When you are ready to smoke the brisket, remove from the marinade and pat dry. Apply your favorite rub (or you can use my “Basic Rub Recipe” found on this blog) on the top, bottom, and sides of the meat. Place in a smoker @ 250 degrees and smoke for 6 hours.
At the end of 6 hours it will look like this.
I remove the brisket from the smoker and wrap in unwaxed butcher paper and tie with kitchen twine. You can use heavy duty foil if you want but I find that using butcher paper the meat retains the moisture whereas the foil causes a lot of the juices to come out of the meat leaving a considerable amount in the bottom of the foil. There is none in the paper. The smoking process is done but the cooking process is not. You can place the wrapped brisket back in the smoker or place in an oven @ 250 degrees for another 5 hours. I recommend the oven to save on smoker fuel.
This is what makes it all worthwhile. It is smokey and melts in your mouth. NO KNIVES NEEDED!
I have been serving up Texas BBQ for 25 plus years. Brisket is “King” of course in Texas, but ribs, chicken, pulled pork & sausage can also be found at most places. I love it all! I fix it all! I decided to start this blog so that I could interact with fellow pitmasters, and all that have a love for BBQ. In preparation to start this blog, I made four trips to Texas this year just to hit as many “Que” joints as I could. This was to remind myself why I fell in love with Texas BBQ 35 years ago.
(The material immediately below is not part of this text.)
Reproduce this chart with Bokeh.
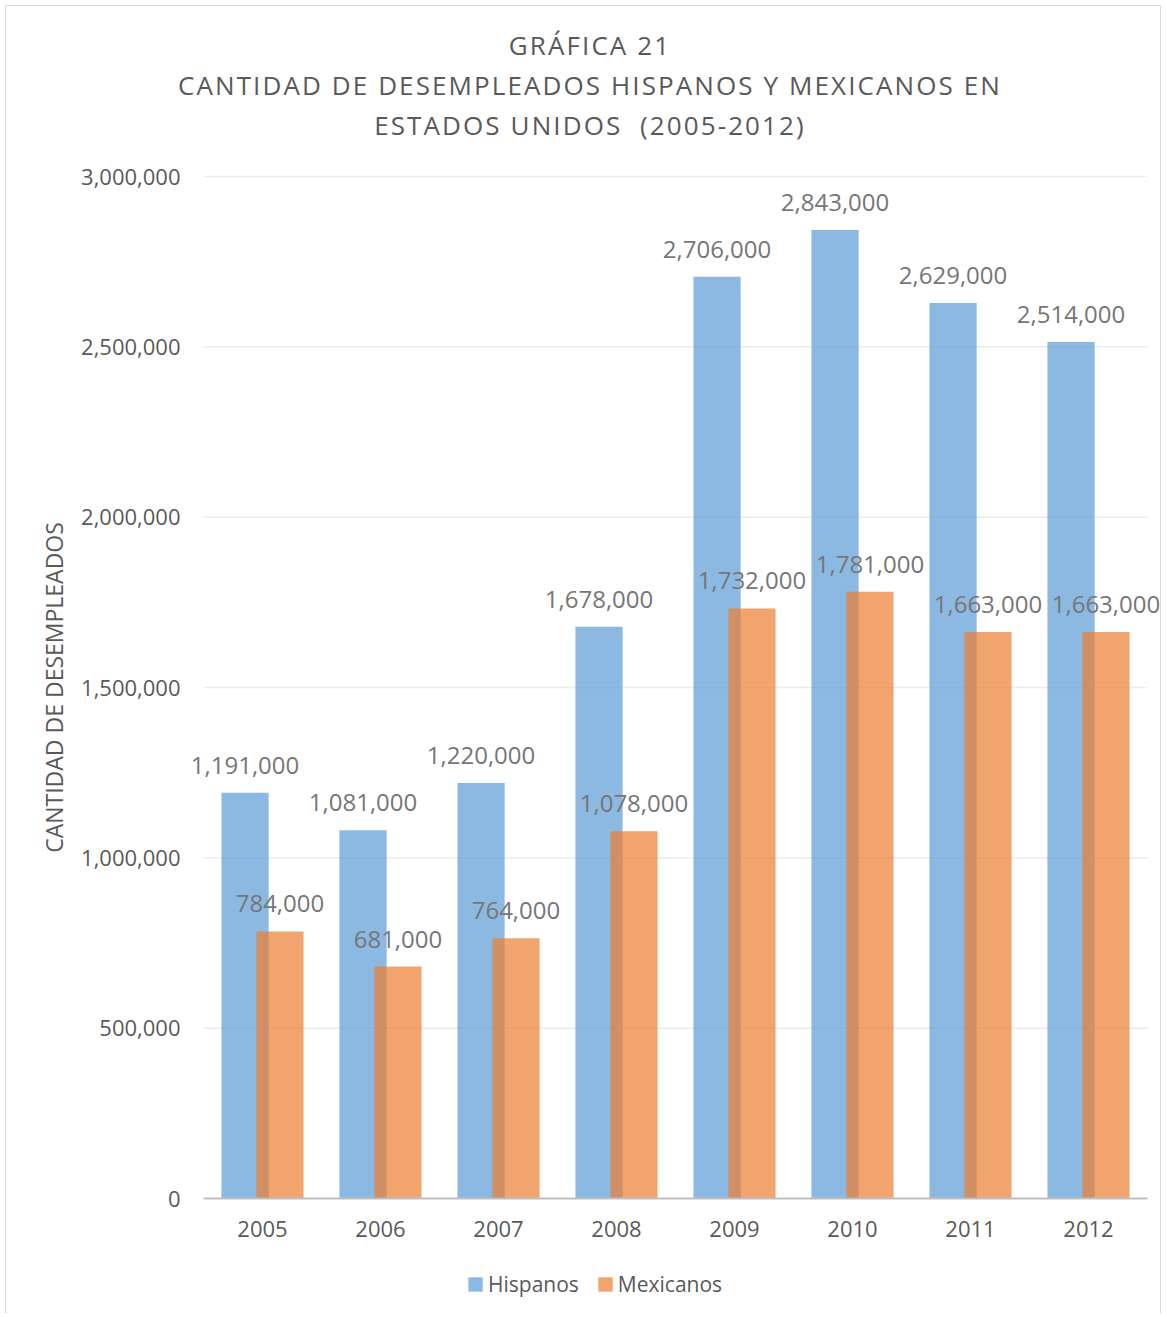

Talked to a lot of pitmasters and just plain old folks who live for the “Que”. Everyone has their own style and their own rub, own mop, own injection, own type wood, own temp, own time, and in the end, their own “fans”! I hope by creating this blog we can talk BBQ and share with each other recipes, thoughts & ideas that are important to all of us who love to “Que”!!!!!